Aim: Restate the records below word for word, and omit the images they hold.
-- Start --
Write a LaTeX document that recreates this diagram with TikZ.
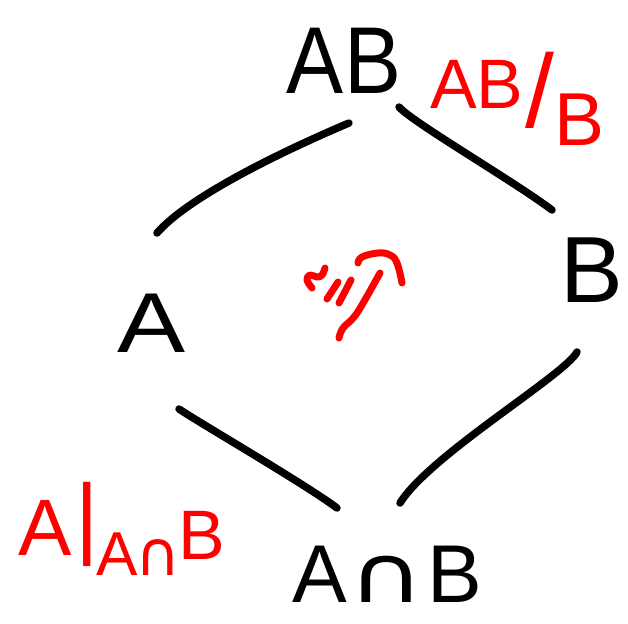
\documentclass[tikz,border=0pt]{standalone}
\usepackage{fontspec}
\setmainfont{Liberation Sans}
\newfontfamily\symfont{DejaVu Sans}
\begin{document}
\begin{tikzpicture}[x=1pt,y=-1pt,
  edge/.style={line width=7.5pt,line cap=round,line join=round,black},
  redstroke/.style={line width=7pt,line cap=round,line join=round,red},
  lbl/.style={inner sep=0pt,black},
  redlbl/.style={inner sep=0pt,red}]
\useasboundingbox (0,0) rectangle (628,623);
% black labels
\node[lbl,anchor=base] (AB) at (344,93) {\fontsize{95}{95}\selectfont\scalebox{0.9}[1]{AB}};
\node[lbl,anchor=base] (A) at (152,352) {\fontsize{85}{85}\selectfont\scalebox{1.2}[1]{A}};
\node[lbl,anchor=base] (B) at (592,302) {\fontsize{94}{94}\selectfont B};
\node[lbl,anchor=base] (AnB) at (387,602) {\fontsize{82}{82}\selectfont A\kern2pt\raisebox{0pt}{\fontsize{80}{80}\selectfont\symfont\scalebox{1.3}[1]{∩}}\kern2pt B};
% red labels
\node[redlbl,anchor=base west] (q1) at (430,108) {\fontsize{70}{70}\selectfont AB\kern2pt\raisebox{-20pt}{\fontsize{104}{104}\selectfont /}\raisebox{-37pt}{\fontsize{75}{75}\selectfont B}};
\node[redlbl,anchor=base west] (q2) at (18,555) {\fontsize{80}{80}\selectfont A\kern4pt\raisebox{8pt}{\fontsize{90}{90}\selectfont |}\kern-2pt\raisebox{-20pt}{\fontsize{62}{62}\selectfont A\kern-3pt{\symfont ∩}}\kern-2pt\raisebox{-4pt}{\fontsize{70}{70}\selectfont B}};
% connector end points
\coordinate (e1s) at (349,123); \coordinate (e1t) at (157,233);
\coordinate (e2s) at (399,107); \coordinate (e2t) at (552,210);
\coordinate (e3s) at (179,409); \coordinate (e3t) at (337,508);
\coordinate (e4s) at (577,352); \coordinate (e4t) at (400,503);
\draw[edge] (e1s) .. controls (290,148) and (190,195) .. (e1t);
\draw[edge] (e2s) .. controls (412,122) and (515,182) .. (e2t);
\draw[edge] (e3s) .. controls (198,422) and (305,484) .. (e3t);
\draw[edge] (e4s) .. controls (565,375) and (430,455) .. (e4t);
% red isomorphism mark
\draw[redstroke] plot[smooth,tension=0.7] coordinates {(312,288) (307,280) (310,275) (317,277) (322,275) (325,268)};
\draw[redstroke] (327,299) -- (338,282);
\draw[redstroke] (339,303) -- (351,280);
\draw[redstroke] plot[smooth,tension=0.6] coordinates {(339,338) (343,328) (357,313) (380,273)};
\draw[redstroke] plot[smooth,tension=0.7] coordinates {(358,263) (362,257) (378,253) (390,255) (397,263) (402,283)};
\end{tikzpicture}
\end{document}
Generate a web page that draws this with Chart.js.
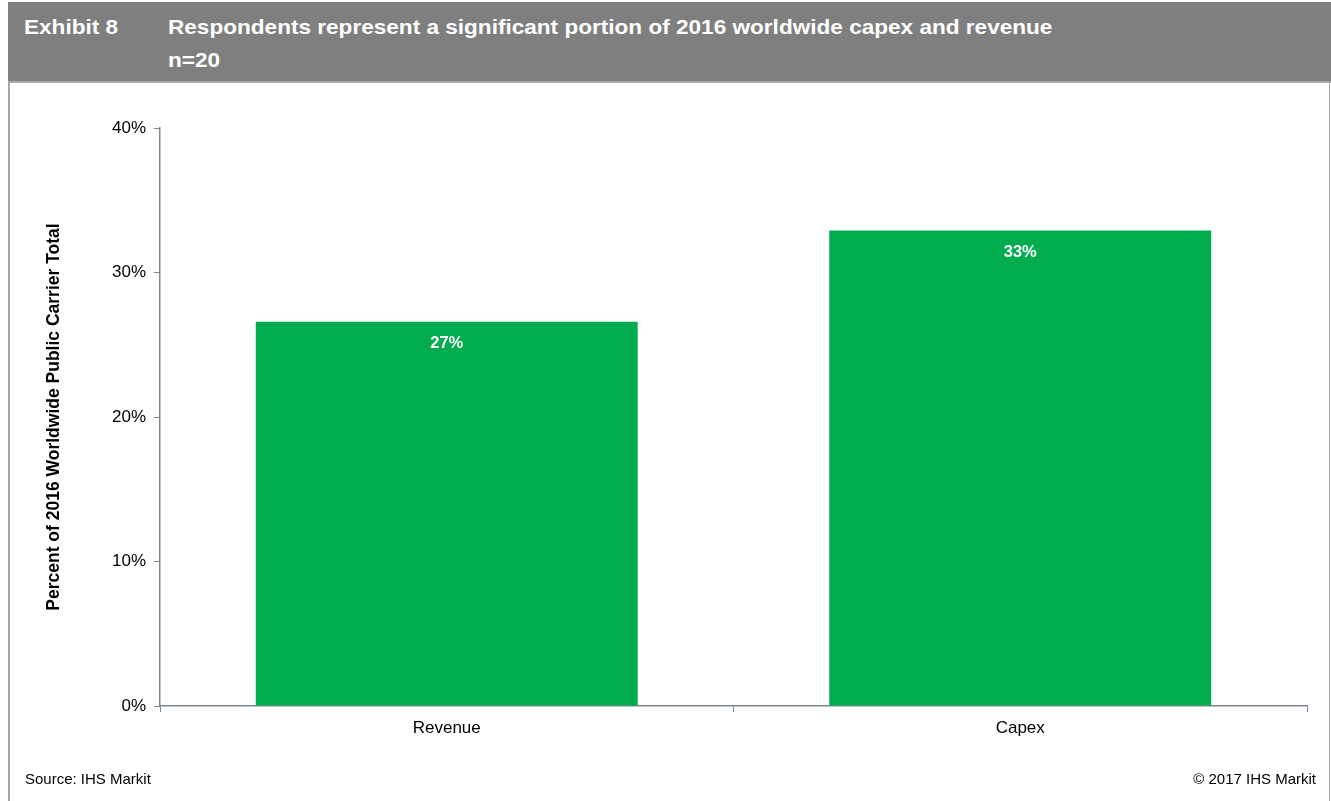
-- End --
Solution to this exercise:
Write a LaTeX document that recreates this diagram with TikZ.
\documentclass[tikz,border=0pt]{standalone}
\usepackage{fontspec}
\setmainfont{Liberation Sans}
\newfontfamily\symfont{DejaVu Sans}
\begin{document}
\begin{tikzpicture}[x=1pt,y=-1pt,
  edge/.style={line width=7.5pt,line cap=round,line join=round,black},
  redstroke/.style={line width=7pt,line cap=round,line join=round,red},
  lbl/.style={inner sep=0pt,black},
  redlbl/.style={inner sep=0pt,red}]
\useasboundingbox (0,0) rectangle (628,623);
% black labels
\node[lbl,anchor=base] (AB) at (344,93) {\fontsize{95}{95}\selectfont\scalebox{0.9}[1]{AB}};
\node[lbl,anchor=base] (A) at (152,352) {\fontsize{85}{85}\selectfont\scalebox{1.2}[1]{A}};
\node[lbl,anchor=base] (B) at (592,302) {\fontsize{94}{94}\selectfont B};
\node[lbl,anchor=base] (AnB) at (387,602) {\fontsize{82}{82}\selectfont A\kern2pt\raisebox{0pt}{\fontsize{80}{80}\selectfont\symfont\scalebox{1.3}[1]{∩}}\kern2pt B};
% red labels
\node[redlbl,anchor=base west] (q1) at (430,108) {\fontsize{70}{70}\selectfont AB\kern2pt\raisebox{-20pt}{\fontsize{104}{104}\selectfont /}\raisebox{-37pt}{\fontsize{75}{75}\selectfont B}};
\node[redlbl,anchor=base west] (q2) at (18,555) {\fontsize{80}{80}\selectfont A\kern4pt\raisebox{8pt}{\fontsize{90}{90}\selectfont |}\kern-2pt\raisebox{-20pt}{\fontsize{62}{62}\selectfont A\kern-3pt{\symfont ∩}}\kern-2pt\raisebox{-4pt}{\fontsize{70}{70}\selectfont B}};
% connector end points
\coordinate (e1s) at (349,123); \coordinate (e1t) at (157,233);
\coordinate (e2s) at (399,107); \coordinate (e2t) at (552,210);
\coordinate (e3s) at (179,409); \coordinate (e3t) at (337,508);
\coordinate (e4s) at (577,352); \coordinate (e4t) at (400,503);
\draw[edge] (e1s) .. controls (290,148) and (190,195) .. (e1t);
\draw[edge] (e2s) .. controls (412,122) and (515,182) .. (e2t);
\draw[edge] (e3s) .. controls (198,422) and (305,484) .. (e3t);
\draw[edge] (e4s) .. controls (565,375) and (430,455) .. (e4t);
% red isomorphism mark
\draw[redstroke] plot[smooth,tension=0.7] coordinates {(312,288) (307,280) (310,275) (317,277) (322,275) (325,268)};
\draw[redstroke] (327,299) -- (338,282);
\draw[redstroke] (339,303) -- (351,280);
\draw[redstroke] plot[smooth,tension=0.6] coordinates {(339,338) (343,328) (357,313) (380,273)};
\draw[redstroke] plot[smooth,tension=0.7] coordinates {(358,263) (362,257) (378,253) (390,255) (397,263) (402,283)};
\end{tikzpicture}
\end{document}
Generate a web page that draws this with Chart.js.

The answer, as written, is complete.